**Record list**.
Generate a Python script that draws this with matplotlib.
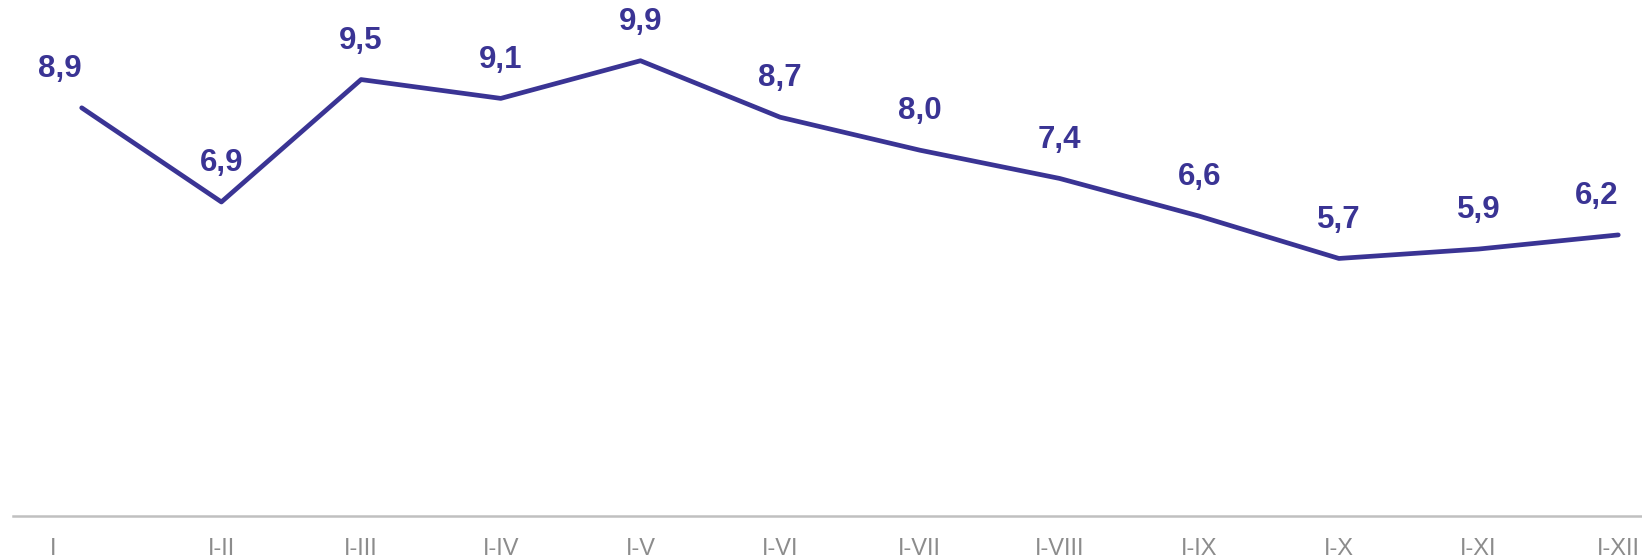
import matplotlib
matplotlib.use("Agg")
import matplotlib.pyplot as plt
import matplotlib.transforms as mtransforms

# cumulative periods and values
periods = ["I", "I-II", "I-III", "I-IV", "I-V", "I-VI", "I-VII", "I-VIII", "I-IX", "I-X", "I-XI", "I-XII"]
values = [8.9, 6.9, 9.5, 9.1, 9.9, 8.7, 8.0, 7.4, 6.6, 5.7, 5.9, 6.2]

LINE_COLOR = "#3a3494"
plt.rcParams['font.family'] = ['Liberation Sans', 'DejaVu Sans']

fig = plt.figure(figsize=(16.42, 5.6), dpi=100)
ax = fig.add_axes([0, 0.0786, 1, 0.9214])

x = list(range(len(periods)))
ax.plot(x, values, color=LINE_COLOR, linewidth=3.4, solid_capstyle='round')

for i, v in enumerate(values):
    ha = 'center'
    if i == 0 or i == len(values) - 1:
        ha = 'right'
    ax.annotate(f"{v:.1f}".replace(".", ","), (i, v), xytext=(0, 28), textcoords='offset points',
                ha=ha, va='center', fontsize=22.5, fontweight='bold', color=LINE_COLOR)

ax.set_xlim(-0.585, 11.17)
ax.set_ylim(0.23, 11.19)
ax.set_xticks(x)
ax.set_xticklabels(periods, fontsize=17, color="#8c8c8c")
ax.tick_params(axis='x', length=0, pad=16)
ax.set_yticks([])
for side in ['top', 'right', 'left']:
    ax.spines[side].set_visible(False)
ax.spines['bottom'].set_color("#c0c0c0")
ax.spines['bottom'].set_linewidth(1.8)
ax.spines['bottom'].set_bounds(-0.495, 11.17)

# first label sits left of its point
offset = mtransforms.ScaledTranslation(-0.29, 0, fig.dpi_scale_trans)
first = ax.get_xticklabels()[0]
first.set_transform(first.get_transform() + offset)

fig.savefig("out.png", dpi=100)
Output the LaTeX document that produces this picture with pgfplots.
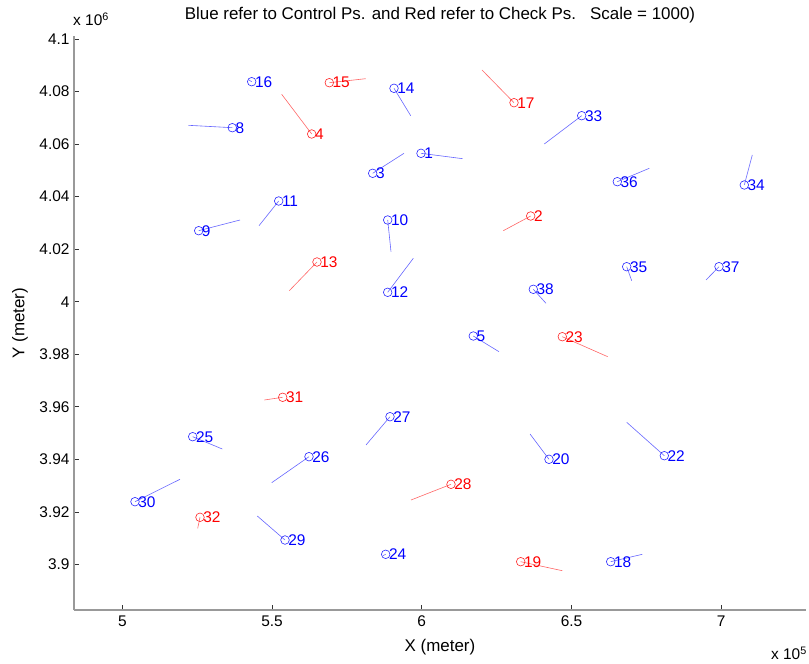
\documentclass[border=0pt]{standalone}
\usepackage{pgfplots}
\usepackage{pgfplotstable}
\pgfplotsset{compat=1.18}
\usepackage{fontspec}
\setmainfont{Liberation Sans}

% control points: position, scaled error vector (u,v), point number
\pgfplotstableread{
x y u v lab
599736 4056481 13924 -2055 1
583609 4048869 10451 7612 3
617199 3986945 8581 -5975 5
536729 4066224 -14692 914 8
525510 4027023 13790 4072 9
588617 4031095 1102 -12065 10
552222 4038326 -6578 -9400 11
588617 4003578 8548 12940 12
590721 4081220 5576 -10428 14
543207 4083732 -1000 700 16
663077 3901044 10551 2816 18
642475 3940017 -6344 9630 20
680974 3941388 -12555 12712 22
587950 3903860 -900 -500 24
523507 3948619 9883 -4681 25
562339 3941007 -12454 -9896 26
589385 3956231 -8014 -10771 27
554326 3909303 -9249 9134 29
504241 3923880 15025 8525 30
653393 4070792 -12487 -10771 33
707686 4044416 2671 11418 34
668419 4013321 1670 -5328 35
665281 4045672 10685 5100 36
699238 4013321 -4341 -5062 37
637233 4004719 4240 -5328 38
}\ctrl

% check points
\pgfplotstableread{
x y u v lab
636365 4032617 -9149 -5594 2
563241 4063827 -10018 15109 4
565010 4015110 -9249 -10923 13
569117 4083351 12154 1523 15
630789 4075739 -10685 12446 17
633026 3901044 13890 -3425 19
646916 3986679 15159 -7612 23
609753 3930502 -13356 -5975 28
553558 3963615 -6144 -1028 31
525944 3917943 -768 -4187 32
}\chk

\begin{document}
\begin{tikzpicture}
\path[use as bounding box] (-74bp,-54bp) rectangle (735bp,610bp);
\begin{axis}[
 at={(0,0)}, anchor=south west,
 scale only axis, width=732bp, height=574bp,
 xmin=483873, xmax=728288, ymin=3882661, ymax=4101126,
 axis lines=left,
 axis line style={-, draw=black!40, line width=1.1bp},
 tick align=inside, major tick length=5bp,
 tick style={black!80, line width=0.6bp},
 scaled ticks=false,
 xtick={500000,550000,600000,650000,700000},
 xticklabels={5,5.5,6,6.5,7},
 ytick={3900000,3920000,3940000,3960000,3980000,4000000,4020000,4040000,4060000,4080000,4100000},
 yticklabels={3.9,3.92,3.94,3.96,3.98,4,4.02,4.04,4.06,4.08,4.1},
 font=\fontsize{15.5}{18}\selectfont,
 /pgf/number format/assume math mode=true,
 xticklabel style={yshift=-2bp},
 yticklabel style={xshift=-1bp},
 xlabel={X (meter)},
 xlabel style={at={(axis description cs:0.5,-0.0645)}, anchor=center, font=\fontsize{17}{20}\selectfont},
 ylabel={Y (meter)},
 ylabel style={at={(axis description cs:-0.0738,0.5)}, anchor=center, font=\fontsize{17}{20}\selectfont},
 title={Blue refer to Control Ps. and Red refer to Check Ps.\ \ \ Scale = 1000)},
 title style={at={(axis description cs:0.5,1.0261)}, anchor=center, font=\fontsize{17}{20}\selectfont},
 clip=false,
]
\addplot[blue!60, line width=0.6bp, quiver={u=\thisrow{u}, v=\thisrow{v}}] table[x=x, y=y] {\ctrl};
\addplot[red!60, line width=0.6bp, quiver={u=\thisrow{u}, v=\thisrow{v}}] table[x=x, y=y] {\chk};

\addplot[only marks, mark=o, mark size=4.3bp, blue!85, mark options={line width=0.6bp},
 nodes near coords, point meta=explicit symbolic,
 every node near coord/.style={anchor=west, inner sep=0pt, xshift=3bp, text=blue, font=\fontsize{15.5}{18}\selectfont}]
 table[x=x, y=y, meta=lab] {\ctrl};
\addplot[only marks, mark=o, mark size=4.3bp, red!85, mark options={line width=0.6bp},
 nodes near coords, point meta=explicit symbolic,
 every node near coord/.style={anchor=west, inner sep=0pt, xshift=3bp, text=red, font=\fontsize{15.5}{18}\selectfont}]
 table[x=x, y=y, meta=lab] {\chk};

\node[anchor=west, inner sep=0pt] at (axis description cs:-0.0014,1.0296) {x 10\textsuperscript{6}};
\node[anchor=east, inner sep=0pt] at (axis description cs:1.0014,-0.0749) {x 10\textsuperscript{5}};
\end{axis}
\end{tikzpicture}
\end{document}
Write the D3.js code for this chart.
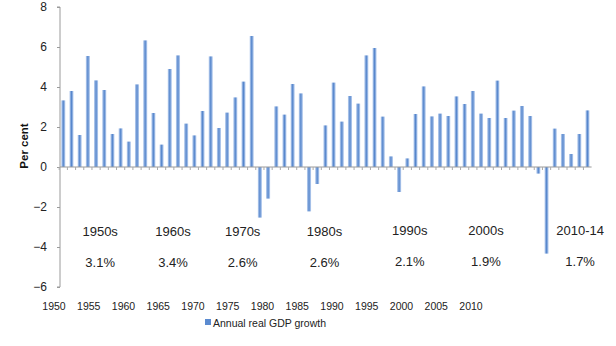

**Exercise goal**. Set down the material exactly, every line of it, except for the pictures.

**Task response**.
Generate a Python script that draws this with matplotlib.
import matplotlib
matplotlib.use("Agg")
import matplotlib.pyplot as plt
import matplotlib.transforms as mtransforms

# cumulative periods and values
periods = ["I", "I-II", "I-III", "I-IV", "I-V", "I-VI", "I-VII", "I-VIII", "I-IX", "I-X", "I-XI", "I-XII"]
values = [8.9, 6.9, 9.5, 9.1, 9.9, 8.7, 8.0, 7.4, 6.6, 5.7, 5.9, 6.2]

LINE_COLOR = "#3a3494"
plt.rcParams['font.family'] = ['Liberation Sans', 'DejaVu Sans']

fig = plt.figure(figsize=(16.42, 5.6), dpi=100)
ax = fig.add_axes([0, 0.0786, 1, 0.9214])

x = list(range(len(periods)))
ax.plot(x, values, color=LINE_COLOR, linewidth=3.4, solid_capstyle='round')

for i, v in enumerate(values):
    ha = 'center'
    if i == 0 or i == len(values) - 1:
        ha = 'right'
    ax.annotate(f"{v:.1f}".replace(".", ","), (i, v), xytext=(0, 28), textcoords='offset points',
                ha=ha, va='center', fontsize=22.5, fontweight='bold', color=LINE_COLOR)

ax.set_xlim(-0.585, 11.17)
ax.set_ylim(0.23, 11.19)
ax.set_xticks(x)
ax.set_xticklabels(periods, fontsize=17, color="#8c8c8c")
ax.tick_params(axis='x', length=0, pad=16)
ax.set_yticks([])
for side in ['top', 'right', 'left']:
    ax.spines[side].set_visible(False)
ax.spines['bottom'].set_color("#c0c0c0")
ax.spines['bottom'].set_linewidth(1.8)
ax.spines['bottom'].set_bounds(-0.495, 11.17)

# first label sits left of its point
offset = mtransforms.ScaledTranslation(-0.29, 0, fig.dpi_scale_trans)
first = ax.get_xticklabels()[0]
first.set_transform(first.get_transform() + offset)

fig.savefig("out.png", dpi=100)
Output the LaTeX document that produces this picture with pgfplots.
\documentclass[border=0pt]{standalone}
\usepackage{pgfplots}
\usepackage{pgfplotstable}
\pgfplotsset{compat=1.18}
\usepackage{fontspec}
\setmainfont{Liberation Sans}

% control points: position, scaled error vector (u,v), point number
\pgfplotstableread{
x y u v lab
599736 4056481 13924 -2055 1
583609 4048869 10451 7612 3
617199 3986945 8581 -5975 5
536729 4066224 -14692 914 8
525510 4027023 13790 4072 9
588617 4031095 1102 -12065 10
552222 4038326 -6578 -9400 11
588617 4003578 8548 12940 12
590721 4081220 5576 -10428 14
543207 4083732 -1000 700 16
663077 3901044 10551 2816 18
642475 3940017 -6344 9630 20
680974 3941388 -12555 12712 22
587950 3903860 -900 -500 24
523507 3948619 9883 -4681 25
562339 3941007 -12454 -9896 26
589385 3956231 -8014 -10771 27
554326 3909303 -9249 9134 29
504241 3923880 15025 8525 30
653393 4070792 -12487 -10771 33
707686 4044416 2671 11418 34
668419 4013321 1670 -5328 35
665281 4045672 10685 5100 36
699238 4013321 -4341 -5062 37
637233 4004719 4240 -5328 38
}\ctrl

% check points
\pgfplotstableread{
x y u v lab
636365 4032617 -9149 -5594 2
563241 4063827 -10018 15109 4
565010 4015110 -9249 -10923 13
569117 4083351 12154 1523 15
630789 4075739 -10685 12446 17
633026 3901044 13890 -3425 19
646916 3986679 15159 -7612 23
609753 3930502 -13356 -5975 28
553558 3963615 -6144 -1028 31
525944 3917943 -768 -4187 32
}\chk

\begin{document}
\begin{tikzpicture}
\path[use as bounding box] (-74bp,-54bp) rectangle (735bp,610bp);
\begin{axis}[
 at={(0,0)}, anchor=south west,
 scale only axis, width=732bp, height=574bp,
 xmin=483873, xmax=728288, ymin=3882661, ymax=4101126,
 axis lines=left,
 axis line style={-, draw=black!40, line width=1.1bp},
 tick align=inside, major tick length=5bp,
 tick style={black!80, line width=0.6bp},
 scaled ticks=false,
 xtick={500000,550000,600000,650000,700000},
 xticklabels={5,5.5,6,6.5,7},
 ytick={3900000,3920000,3940000,3960000,3980000,4000000,4020000,4040000,4060000,4080000,4100000},
 yticklabels={3.9,3.92,3.94,3.96,3.98,4,4.02,4.04,4.06,4.08,4.1},
 font=\fontsize{15.5}{18}\selectfont,
 /pgf/number format/assume math mode=true,
 xticklabel style={yshift=-2bp},
 yticklabel style={xshift=-1bp},
 xlabel={X (meter)},
 xlabel style={at={(axis description cs:0.5,-0.0645)}, anchor=center, font=\fontsize{17}{20}\selectfont},
 ylabel={Y (meter)},
 ylabel style={at={(axis description cs:-0.0738,0.5)}, anchor=center, font=\fontsize{17}{20}\selectfont},
 title={Blue refer to Control Ps. and Red refer to Check Ps.\ \ \ Scale = 1000)},
 title style={at={(axis description cs:0.5,1.0261)}, anchor=center, font=\fontsize{17}{20}\selectfont},
 clip=false,
]
\addplot[blue!60, line width=0.6bp, quiver={u=\thisrow{u}, v=\thisrow{v}}] table[x=x, y=y] {\ctrl};
\addplot[red!60, line width=0.6bp, quiver={u=\thisrow{u}, v=\thisrow{v}}] table[x=x, y=y] {\chk};

\addplot[only marks, mark=o, mark size=4.3bp, blue!85, mark options={line width=0.6bp},
 nodes near coords, point meta=explicit symbolic,
 every node near coord/.style={anchor=west, inner sep=0pt, xshift=3bp, text=blue, font=\fontsize{15.5}{18}\selectfont}]
 table[x=x, y=y, meta=lab] {\ctrl};
\addplot[only marks, mark=o, mark size=4.3bp, red!85, mark options={line width=0.6bp},
 nodes near coords, point meta=explicit symbolic,
 every node near coord/.style={anchor=west, inner sep=0pt, xshift=3bp, text=red, font=\fontsize{15.5}{18}\selectfont}]
 table[x=x, y=y, meta=lab] {\chk};

\node[anchor=west, inner sep=0pt] at (axis description cs:-0.0014,1.0296) {x 10\textsuperscript{6}};
\node[anchor=east, inner sep=0pt] at (axis description cs:1.0014,-0.0749) {x 10\textsuperscript{5}};
\end{axis}
\end{tikzpicture}
\end{document}
Write the D3.js code for this chart.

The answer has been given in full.